I have some questions for the Harvard professor, though: do women not think "their thoughts matter"? Do women not "need and deserve feedback"? Do women not want to "become more influential, better team members, better contributors"?

Lastly, the article gives us some tactics for the next time you're in the crossfire of workplace "Mansplaining."

Tactic #1: ask questions of the alleged "Mansplainer."

"In the moment, a bit of kind inquiry, good questions, can make a big difference. Pause and ask as if you really wanted to know the answer in a thoughtful, curious way," the Harvard professor said.

This is an interesting tactic, considering you'd have to ask the mansplainer to explain more! Ahhhhh!

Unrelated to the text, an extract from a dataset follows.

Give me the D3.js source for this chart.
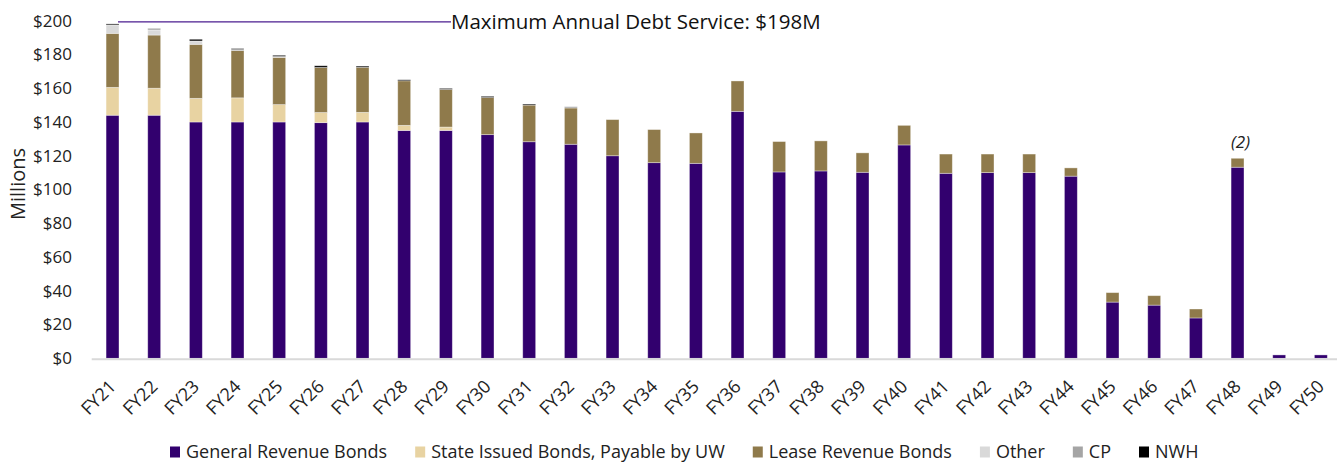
<!DOCTYPE html>
<html>
<head>
<meta charset="utf-8">
<script src="https://cdn.jsdelivr.net/npm/d3@7"></script>
<style>
  body { margin: 0; background: #fff; }
  svg { font-family: "Open Sans", "Noto Sans", sans-serif; }
</style>
</head>
<body>
<div id="chart"></div>
<script>
const years = ['FY21','FY22','FY23','FY24','FY25','FY26','FY27','FY28','FY29','FY30',
  'FY31','FY32','FY33','FY34','FY35','FY36','FY37','FY38','FY39','FY40',
  'FY41','FY42','FY43','FY44','FY45','FY46','FY47','FY48','FY49','FY50'];

const generalRevenue = [144,144,140,140,140,139.6,140,135,135,132.5,
  128.3,126.8,120,115.9,115.5,146.3,110.4,111,110.2,126.4,
  109.6,110,110,107.9,33.3,31.5,23.9,113.2,2,2];
const stateIssued = [16.5,16,14,14.3,10.3,6,5.7,3,2,0,
  0,0,0,0,0,0,0,0,0,0, 0,0,0,0,0,0,0,0,0,0];
const leaseRevenue = [32,31.5,32,28,28,26.7,26.7,26.4,22.3,22,
  21.7,21.5,21.4,19.6,18,18,18,17.8,11.5,11.6,
  11.4,11,11,4.9,5.6,5.6,5.3,5.3,0,0];
const other = [5,3,2,0,0.5,0,0,0,0,0, 0,0,0,0,0,0,0,0,0,0, 0,0,0,0,0,0,0,0,0,0];
const cp = [0,1,0,1.5,0,0,0,0,0,0, 0,0.8,0,0,0,0,0,0,0,0, 0,0,0,0,0,0,0,0,0,0];
const nwh = [0.6,0,1,0,0.7,1,0.7,0.6,0.6,0.7, 0.6,0,0,0,0,0,0,0,0,0, 0,0,0,0,0,0,0,0,0,0];

const seriesNames = ['General Revenue Bonds','State Issued Bonds, Payable by UW',
  'Lease Revenue Bonds','Other','CP','NWH'];
const seriesValues = [generalRevenue, stateIssued, leaseRevenue, other, cp, nwh];
const colors = ['#32006e','#e8d3a2','#8f7a4b','#d9d9d9','#a5a5a5','#000000'];
const yTicks = [0,20,40,60,80,100,120,140,160,180,200];
const annotationText = 'Maximum Annual Debt Service: $198M';
const noteYear = 'FY48', noteText = '(2)';

const width = 1337, height = 462;

const svg = d3.select('#chart').append('svg')
  .attr('width', width).attr('height', height);

const scaleX = d3.scaleBand(years, [91.7, 1341.7]).paddingInner(0.69).paddingOuter(0.345);
const scaleY = d3.scaleLinear([0, 200], [358.3, 20.7]);

// table for stacking
const table = years.map((y, i) => {
  const row = {year: y};
  seriesNames.forEach((s, k) => row[s] = seriesValues[k][i]);
  return row;
});
const stacked = d3.stack().keys(seriesNames)(table);

// bars
svg.append('g').selectAll('g.series')
  .data(stacked)
  .join('g')
  .attr('fill', (d, i) => colors[i])
  .selectAll('rect')
  .data(d => d.filter(p => p[1] - p[0] > 0))
  .join('rect')
  .attr('x', d => scaleX(d.data.year))
  .attr('width', scaleX.bandwidth())
  .attr('y', d => scaleY(d[1]))
  .attr('height', d => scaleY(d[0]) - scaleY(d[1]))
  .attr('stroke', 'rgba(255,255,255,0.45)')
  .attr('stroke-width', 0.8);

// y axis labels
const axisY = svg.append('g').attr('transform', 'translate(72,0)')
  .call(d3.axisLeft(scaleY).tickValues(yTicks).tickFormat(d => '$' + d).tickSize(0).tickPadding(0));
axisY.select('.domain').remove();
axisY.selectAll('text').attr('font-size', 17).attr('fill', '#222')
  .attr('font-family', '"Open Sans", sans-serif');

// x axis line
svg.append('line')
  .attr('x1', 91.7).attr('x2', width)
  .attr('y1', scaleY(0) + 1).attr('y2', scaleY(0) + 1)
  .attr('stroke', '#d9d9d9').attr('stroke-width', 2);

// x tick labels
svg.append('g').selectAll('text')
  .data(years)
  .join('text')
  .attr('transform', d => `translate(${scaleX(d) + scaleX.bandwidth() / 2},${scaleY(0) + 25}) rotate(-45)`)
  .attr('text-anchor', 'end')
  .attr('dy', '0.35em')
  .attr('font-size', 18)
  .attr('fill', '#222')
  .text(d => d);

// y title
svg.append('text')
  .attr('transform', `translate(18,${184}) rotate(-90)`)
  .attr('text-anchor', 'middle')
  .attr('dy', '0.35em')
  .attr('font-size', 20)
  .attr('fill', '#222')
  .text('Millions');

// max annotation
const maxTotal = d3.max(table, r => d3.sum(seriesNames, s => r[s]));
const firstYear = years[0];
svg.append('line')
  .attr('x1', scaleX(firstYear) + scaleX.bandwidth() - 1)
  .attr('x2', 451)
  .attr('y1', scaleY(maxTotal) - 2).attr('y2', scaleY(maxTotal) - 2)
  .attr('stroke', '#4b1d8f').attr('stroke-width', 1.2);
svg.append('text')
  .attr('x', 451).attr('y', scaleY(maxTotal) - 2)
  .attr('dy', '0.35em')
  .attr('font-size', 20.5)
  .attr('fill', '#111')
  .text(annotationText);

// note over FY48
const noteIdx = years.indexOf(noteYear);
const noteTop = d3.sum(seriesValues, s => s[noteIdx]);
svg.append('text')
  .attr('x', scaleX(noteYear) + scaleX.bandwidth() / 2 + 3)
  .attr('y', scaleY(noteTop) - 16)
  .attr('dy', '0.35em')
  .attr('text-anchor', 'middle')
  .attr('font-size', 17)
  .attr('font-style', 'italic')
  .attr('fill', '#222')
  .text(noteText);

// legend
const legend = svg.append('g').attr('transform', 'translate(170,452)');
let lx = 0;
seriesNames.forEach((name, i) => {
  const g = legend.append('g').attr('transform', `translate(${lx},0)`);
  g.append('rect').attr('x', 0).attr('y', -5.5).attr('width', 10).attr('height', 11)
    .attr('fill', colors[i]);
  const t = g.append('text').attr('x', 16).attr('dy', '0.35em')
    .attr('font-size', 18).attr('fill', '#222').text(name);
  lx += 16 + t.node().getComputedTextLength() + 28;
});
</script>
</body>
</html>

Tactic #2: "just straight call it out."

"One thing women can do is just straight call it out. That's why I think having this term mansplaining is really important," said Tonja Jacobi, a professor at Northwstern Pritzker School of Law.

Tactic #3: "amplification."

Jacobi suggests this tactic was made famous by women in the Obama White House, in case you want to worship the Obamas like a good Woke person.

"The strategy was originally used to combat another situation common to women suggesting an idea that goes ignored, then having it acknowledged or praised when a man repeats the same idea later. But the general principle also works for mansplanations," Jacobi said.

Thank you for 'splaining this to us, O wise feminists. I just have one last question: According to Wokeism, what is a man, and what is a woman?

Please get back to me on that as soon as you can. Thank you.